Birkenhead also believes journalists have a role in highlighting to marketers that the promises about brand safety being made by certain publishers are being broken and raising questions in the industry around whether this is acceptable. Given the scale of advertising spent with the global tech platforms, he says this is a very valid question to be raising.
“Other news publications (in New Zealand at least) sacrificed revenues to prevent ads showing against any content related to the Christchurch story,” he reiterates. “But the tech giants have been repeatedly shown that they have not sufficiently changed their practices to prevent the distribution of objectionable, offensive or illegal content, or the display of ads alongside this content.”
He continues: “Additional pressure from the media and chief marketing officers may be required to keep this issue top of mind for these companies’ senior executives and force them to finally change their business models.”
However, while publishers like News UK-owned The Times has in recent years been an influence in advertisers pulling spend because of stories it’s written, McKinnon says it is a weird situation where the publishers are right, but for the wrong reasons. He agrees Google is a monopoly that should be broken up but notes that News Corp wants that outcome so it can remove a potential rival and swoop in on its territory, particularly in Australia.
“Domestically, News Corp has recommended Google be broken up and its advertising arm separated, as it has been acting as “a monopoly”,” he says. “Murdoch has a clear financial interest that he’s using his reporters to further. If it’s not unethical, I don’t know what is.”

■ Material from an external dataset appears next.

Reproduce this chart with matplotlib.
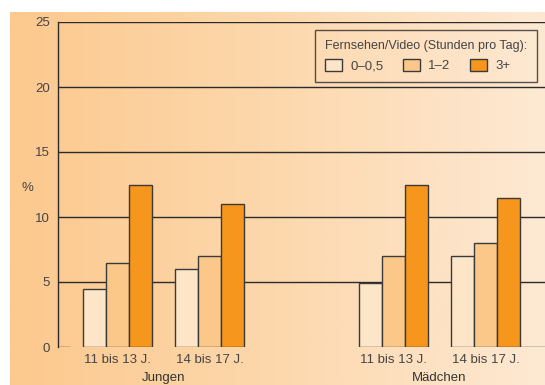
import numpy as np
import matplotlib
matplotlib.use("Agg")
import matplotlib.pyplot as plt
from matplotlib.patches import Patch
from matplotlib.colors import LinearSegmentedColormap

plt.rcParams['font.family'] = ['Liberation Sans', 'DejaVu Sans']

# TV/video hours per day, share in %
groups = ["Jungen", "Mädchen"]
ages = ["11 bis 13 J.", "14 bis 17 J."]
hours = ["0–0,5", "1–2", "3+"]
jungen = [[4.5, 6.5, 12.5], [6.0, 7.0, 11.0]]
maedchen = [[4.9, 7.0, 12.5], [7.0, 8.0, 11.5]]
yticks = [0, 5, 10, 15, 20, 25]

bar_colors = ["#fde5c8", "#fbc88a", "#f7961d"]
edge = "#3a3a3a"
text_col = "#444444"
fs = 9.5

fig = plt.figure(figsize=(5.45, 3.85), dpi=100)

# orange gradient background
bg = fig.add_axes([10 / 545, 0, 535 / 545, 373 / 385], zorder=-10)
cmap = LinearSegmentedColormap.from_list("bg", ["#fcc98e", "#fdd8ad", "#fde9d3"])
bg.imshow(np.linspace(0, 1, 256)[None, :], cmap=cmap, aspect="auto", extent=[0, 1, 0, 1])
bg.axis("off")

ax = fig.add_axes([58 / 545, 1 - 347 / 385, 487 / 545, 325 / 385])
ax.patch.set_alpha(0)

w = 1.0
centers = [0, 4, 12, 16]
data = jungen + maedchen
for c, vals in zip(centers, data):
    for i, v in enumerate(vals):
        ax.bar(c + (i - 1) * w, v, width=w, color=bar_colors[i], edgecolor=edge,
               linewidth=1.0, zorder=3)

xmin, xmax = -2.59, 18.59
ax.set_xlim(xmin, xmax)
ax.set_ylim(0, 25)

for y in yticks[1:]:
    ax.axhline(y, color="#2b2b2b", linewidth=1.0, zorder=1)
# short baseline stubs
ax.hlines(0, xmin, xmin + 0.52, color="#2b2b2b", linewidth=1.0, zorder=1)
ax.hlines(0, centers[-1] + 1.5, xmax, color="#2b2b2b", linewidth=1.0, zorder=1)

for s in ["top", "right", "bottom"]:
    ax.spines[s].set_visible(False)
ax.spines["left"].set_color("#2b2b2b")
ax.spines["left"].set_linewidth(1.0)

ax.set_yticks(yticks)
ax.set_yticklabels([str(t) for t in yticks], fontsize=fs, color=text_col)
ax.tick_params(axis="y", length=0, pad=6)
ax.set_xticks(centers)
ax.set_xticklabels(ages * 2, fontsize=fs, color=text_col)
ax.tick_params(axis="x", length=0, pad=5)

ax.text(-0.074, 0.49, "%", transform=ax.transAxes, fontsize=fs, color=text_col,
        ha="left", va="center")

for g, (a, b) in zip(groups, [(centers[0], centers[1]), (centers[2], centers[3])]):
    ax.text((a + b) / 2, -0.095, g, transform=ax.get_xaxis_transform(), fontsize=fs,
            color="#333333", ha="center", va="center")

handles = [Patch(facecolor=c, edgecolor=edge, linewidth=1.0) for c in bar_colors]
leg = ax.legend(handles, hours, title="Fernsehen/Video (Stunden pro Tag):", ncol=3,
                loc="upper right", bbox_to_anchor=(0.984, 0.975), borderaxespad=0,
                fontsize=fs, title_fontsize=9, frameon=True, fancybox=False,
                handlelength=1.3, handleheight=1.05, handletextpad=0.6,
                columnspacing=1.5, borderpad=0.75, alignment="left")
leg.get_frame().set_edgecolor("#2b2b2b")
leg.get_frame().set_facecolor("none")
leg.get_frame().set_linewidth(1.0)
leg.get_title().set_color(text_col)
for t in leg.get_texts():
    t.set_color(text_col)
leg.set_zorder(5)

fig.savefig("out.png", dpi=100)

Are all media treated equally?
McKinnon says publishers can and should be partnered with to improve their reportage if they express a willingness to do better. That said, he notes media organizations like News Corp have built their business models on actively spreading and promoting inflammatory, hateful and bigoted ideology.
In addition, he points out there are many media companies with deeply flawed practices regarding the reporting of terror events, Islamophobia and right-wing extremism. Some examples include articles and coverage often riddled with basic errors, failure to check or flag the backgrounds of the right-wing figures given exposure, or actively perpetuating inaccurate and harmful misconceptions about Muslim people and non-white people more broadly.
“They have no interest in doing anything differently because their profits and profile depend on the hatred they stoke. There’s a growing awareness that there’s no point in trying to engage constructively with media outlets that approach these issues in bad faith,” he explains.
Ellis accuses the social media giants of behaving as if they are a law unto themselves. He says they are adept at utilizing the inadequacies of law – jurisdictional limits, for example – to avoid responsibilities that news media organizations have long accepted. He feels it is time for the international community to collectively address the significant issues that are constantly being thrown up, not least in relation to hate speech and extremism.
“The events of last Friday and the live-streaming of this awful crime may not be the first time that extremists have utilized social media to spread their poison, but it may be the tipping point that leads to something being done about it,” he says.
Brands should insist on being provided brand safe advertising environments across all publishers they advertise on, says Birkenhead.
The Christchurch atrocity is one that could finally force brands, agencies, media companies and technology businesses to start a more nuanced and sustainable conversation about the future of brand safety, media funding and the responsibility of media to not spread hate.